Un responsable de la BCE allant même jusqu’à déclarer que, dans sa version la plus ambitieuse, le projet pourrait permettre aux consommateurs d’utiliser des espèces électroniques sans (ou presque) intermédiaires. Le cash serait déposé directement à la BCE sans qu’il soit nécessaire de disposer de comptes bancaires ou de contreparties de compensation. Les paiements internationaux transfrontaliers deviendraient ainsi plus rapides et moins chers. Cette simplification des échanges comporterait toutefois un versant plus complexe à gérer. Outre les aspects techniques et juridiques, il serait douteux que les banques commerciales se laissent ainsi déposséder sans rien dire… Peut-être est-ce l’une des raisons pour laquelle la toujours circonspecte Banque de France plaide elle, pour un euro numérique à l’usage exclusif des institutions financières.
Quoi qu’il en soit, ce qui se profile c’est l’urgente nécessité de moderniser l’infrastructure monétaire de la vieille Europe. Volonté confirmée par Bruno Le Maire au sortir de la réunion du Conseil « Affaires économiques et financières » qui s’est tenu ce vendredi 8 novembre à Bruxelles.
« Nous reconnaissons très volontiers qu’il y a là un champ de travail indispensable pour les Etats. »
Mais reconnaissance ne vaut pas décision.
« Nous sommes prêts à réfléchir à une monnaie digitale publique mais dans le très long terme, car cela pose un certain nombre de difficultés qui mettront du temps à être résolues.»
Libra non ! Crypto-euro, oui mais…
Un euro numérique qui semble donc reporté aux calendes… européennes. Certes, le temps long du législateur coïncide rarement avec celui plus instantané de l’action. Mais seul Libra semble encore et toujours hanter les esprits. Et les tentatives d’apaisement formulées par Marc Zuckerberg lors de son audition au Congrès ou, il y a quelques semaines, par Bertrand Perez, le directeur général de l’Association libra ne font rien à l’affaire.

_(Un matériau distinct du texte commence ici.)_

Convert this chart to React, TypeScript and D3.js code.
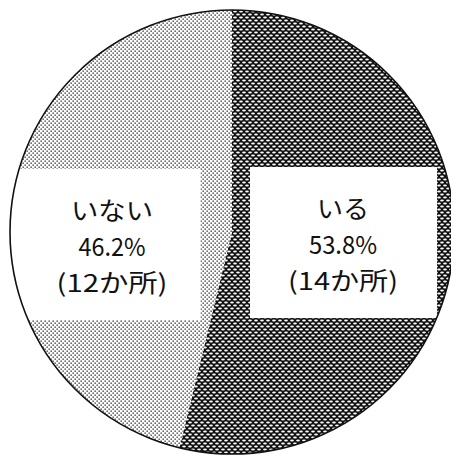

« Je le répète, notre priorité aujourd’hui est de travailler avec les régulateurs. (…) Le projet Libra a été créé pour compléter le système existant et non pour remplacer les monnaies souveraines »
Le tollé soulevé par le stablecoin de Facebook continue. Bruno Le Maire, ce 8 novembre, n’a pas hésité à enfoncer le clou pour la énième fois.
« Nous sommes opposés au projet Libra. Nous ne voulons pas que les géants du numérique étendent de plus en plus leur influence à des nouveaux champs. Nous ne voyons pas ce qui légitime l’entrée des géants du numérique dans un champ de compétence qui est celui des Etats – c’est-à-dire, la monnaie.»
Si l’idée, c’est de réguler de façon concertée les cryptomonnaies et les stablecoins, le consensus semble donc acquis. Il pourrait même aller jusqu’à une possible interdiction des jetons privés adossés à un panier de devises. Mais pour ce qui concerne l’euro numérique, le chemin paraît plus tortueux et, comment dire… plus secret.
Dernières nouvelles du front euro numérique
Néanmoins, un responsable de la BCE, lors de cette même réunion du 8 novembre, s’est montré plus expansif quant aux avancées du projet. Il a déclaré que la banque centrale de la zone euro travaillait déjà sur les aspects techniques d’une monnaie numérique. L’option choisie serait une version adoucie de l’ambition initiale évoquée plus haut. Il s’agirait en effet de miser plutôt sur une collaboration entre la BCE et les banques privées pour la distribution du cash électronique. Les détails du calendrier ont été dévoilés. Les travaux en cours seront abordés cette semaine lors de la réunion du Conseil des gouverneurs de la BCE, présidée pour la première fois par Christine Lagarde. Séance préparatoire à la déclaration commune des ministres des Finances de l’Union qui devrait intervenir d’ici un mois. Mais ce même responsable a insisté sur le fait que le débat resterait centré sur une question. Question que l’on croyait réglée. A savoir, une cryptomonnaie européenne est-elle réalisable ou souhaitable ?
Les doutes se confirment : l’avènement d’un euro-token n’est assurément pas à l’ordre du jour. Défendu notamment par Pierre Person, député de Paris pro-crypto, il risque de se faire désirer.
« Il faut que les acteurs publics, je pense à la Banque Centrale Européenne (BCE), émettent un euro-token, un cryptoactif indexé sur l’euro. A terme, c’est la seule solution pour faire le pont entre le monde des monnaies numériques et des cryptoactifs, mais aussi pour lutter contre les nouveaux services qui seront permis par les grands acteurs privés. Il y a un potentiel énorme aussi pour les acteurs publics. »
Mais, sans préjuger plus avant, attendons de voir ce qu’il adviendra de cette proposition d’euro numérique en décembre prochain. Peut-être que les ministres des Finances auront pris d’ici-là le temps d’écouter des avis avisés. Celui d’Eric Larchevêque par exemple, fondateur de Ledger et partisan d’un crypto-euro digne de ce nom.